- WHAT IS EXPECTED: Pull every line with the word "this" out of the entries below.

- RECORDED INFORMATION:
::::::

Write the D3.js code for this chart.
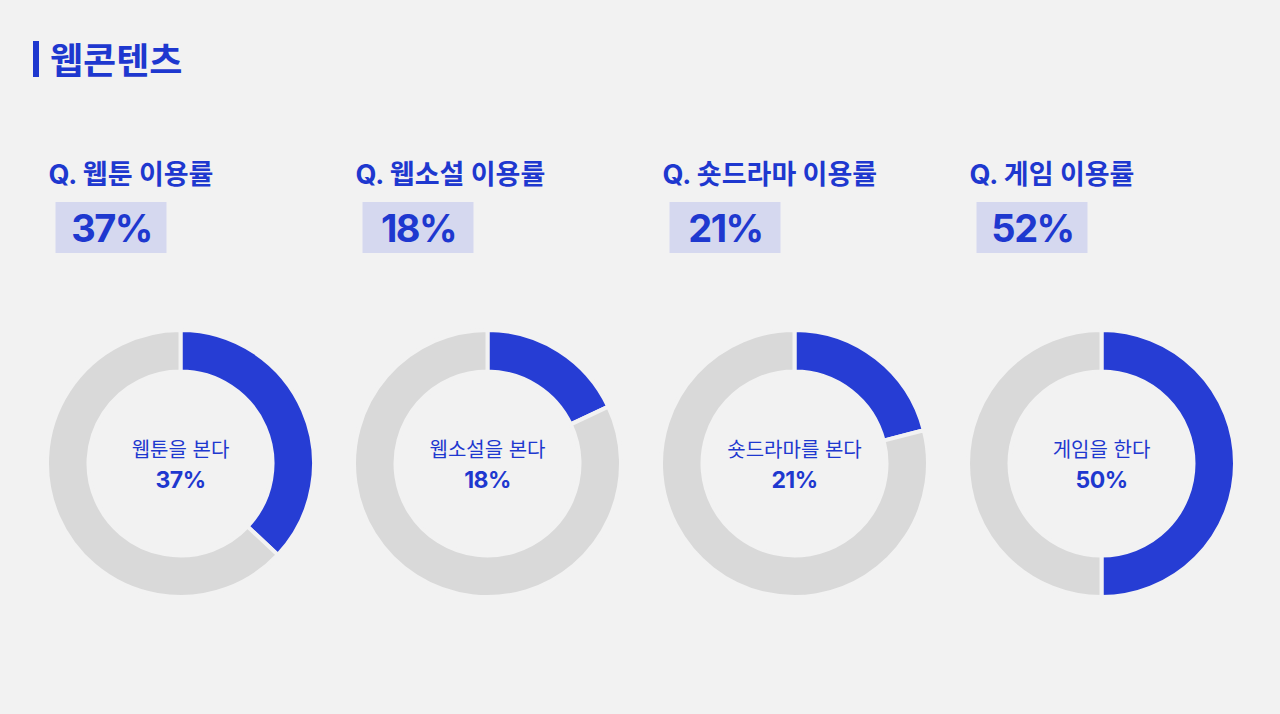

::::::

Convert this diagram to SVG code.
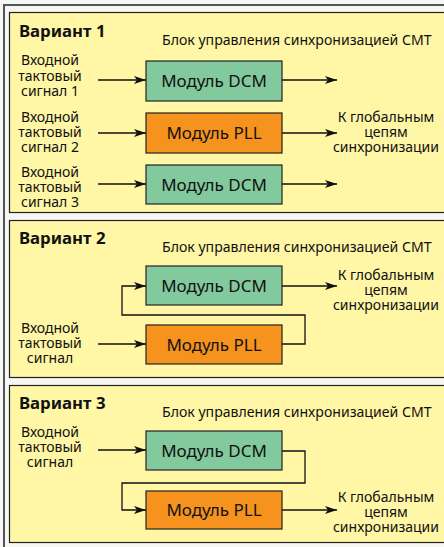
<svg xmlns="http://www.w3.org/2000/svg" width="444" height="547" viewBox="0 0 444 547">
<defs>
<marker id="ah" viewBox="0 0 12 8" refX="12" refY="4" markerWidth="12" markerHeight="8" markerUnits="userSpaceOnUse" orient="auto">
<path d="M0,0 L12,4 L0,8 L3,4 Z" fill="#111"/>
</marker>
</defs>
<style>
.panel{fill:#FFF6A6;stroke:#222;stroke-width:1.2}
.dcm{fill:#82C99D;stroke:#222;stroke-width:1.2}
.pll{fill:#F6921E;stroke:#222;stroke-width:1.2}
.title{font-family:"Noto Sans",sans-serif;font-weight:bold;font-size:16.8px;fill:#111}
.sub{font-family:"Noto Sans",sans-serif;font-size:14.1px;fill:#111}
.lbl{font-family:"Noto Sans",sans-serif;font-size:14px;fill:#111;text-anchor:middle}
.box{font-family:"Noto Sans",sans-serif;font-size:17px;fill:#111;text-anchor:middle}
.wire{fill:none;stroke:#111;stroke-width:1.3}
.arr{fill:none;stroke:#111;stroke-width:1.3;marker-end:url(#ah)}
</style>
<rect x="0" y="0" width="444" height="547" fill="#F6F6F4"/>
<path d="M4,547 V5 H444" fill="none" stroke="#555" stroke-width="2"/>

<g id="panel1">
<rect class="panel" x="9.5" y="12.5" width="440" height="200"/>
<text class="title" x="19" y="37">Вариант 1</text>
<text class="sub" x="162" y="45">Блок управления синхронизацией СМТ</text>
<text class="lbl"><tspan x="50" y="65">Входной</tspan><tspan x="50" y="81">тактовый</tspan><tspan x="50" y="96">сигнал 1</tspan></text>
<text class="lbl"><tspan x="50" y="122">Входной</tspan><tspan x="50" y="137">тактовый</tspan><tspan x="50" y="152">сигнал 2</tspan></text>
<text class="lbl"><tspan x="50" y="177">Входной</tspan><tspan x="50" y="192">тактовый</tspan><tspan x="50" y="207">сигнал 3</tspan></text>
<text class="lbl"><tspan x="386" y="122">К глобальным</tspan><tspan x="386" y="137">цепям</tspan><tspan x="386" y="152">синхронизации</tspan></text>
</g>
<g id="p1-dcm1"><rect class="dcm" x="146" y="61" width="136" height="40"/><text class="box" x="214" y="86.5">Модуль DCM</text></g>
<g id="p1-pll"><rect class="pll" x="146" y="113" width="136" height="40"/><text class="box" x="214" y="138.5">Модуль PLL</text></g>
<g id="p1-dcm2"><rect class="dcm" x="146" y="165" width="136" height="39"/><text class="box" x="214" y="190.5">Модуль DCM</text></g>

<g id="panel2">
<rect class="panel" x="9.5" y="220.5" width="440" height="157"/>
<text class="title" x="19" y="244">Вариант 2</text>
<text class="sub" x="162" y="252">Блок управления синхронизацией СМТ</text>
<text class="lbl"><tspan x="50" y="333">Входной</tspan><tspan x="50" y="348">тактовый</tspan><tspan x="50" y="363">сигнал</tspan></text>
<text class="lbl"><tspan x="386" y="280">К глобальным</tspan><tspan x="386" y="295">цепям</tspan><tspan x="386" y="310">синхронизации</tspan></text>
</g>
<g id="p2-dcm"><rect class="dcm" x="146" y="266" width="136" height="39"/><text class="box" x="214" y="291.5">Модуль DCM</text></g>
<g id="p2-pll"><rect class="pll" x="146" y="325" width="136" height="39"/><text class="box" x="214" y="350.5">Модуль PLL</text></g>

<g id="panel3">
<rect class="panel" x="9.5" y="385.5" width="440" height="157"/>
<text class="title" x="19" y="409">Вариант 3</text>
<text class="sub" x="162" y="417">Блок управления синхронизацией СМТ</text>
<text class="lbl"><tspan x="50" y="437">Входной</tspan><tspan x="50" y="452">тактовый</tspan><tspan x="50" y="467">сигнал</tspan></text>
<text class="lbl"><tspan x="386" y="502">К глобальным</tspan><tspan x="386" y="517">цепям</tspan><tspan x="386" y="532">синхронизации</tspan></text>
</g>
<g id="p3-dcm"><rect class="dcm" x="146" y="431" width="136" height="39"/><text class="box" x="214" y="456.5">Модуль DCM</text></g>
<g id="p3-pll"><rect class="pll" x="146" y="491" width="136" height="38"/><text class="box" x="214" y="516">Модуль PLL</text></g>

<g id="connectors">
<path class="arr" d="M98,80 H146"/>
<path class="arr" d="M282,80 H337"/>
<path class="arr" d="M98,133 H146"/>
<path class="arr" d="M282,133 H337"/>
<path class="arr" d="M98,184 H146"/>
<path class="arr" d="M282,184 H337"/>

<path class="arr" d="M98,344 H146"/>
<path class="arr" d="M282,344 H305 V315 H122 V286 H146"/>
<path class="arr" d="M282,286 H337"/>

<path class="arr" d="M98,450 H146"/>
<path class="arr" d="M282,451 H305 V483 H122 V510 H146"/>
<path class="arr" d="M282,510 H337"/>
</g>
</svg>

::::::

- RESULT:
Write the D3.js code for this chart.
Convert this diagram to SVG code.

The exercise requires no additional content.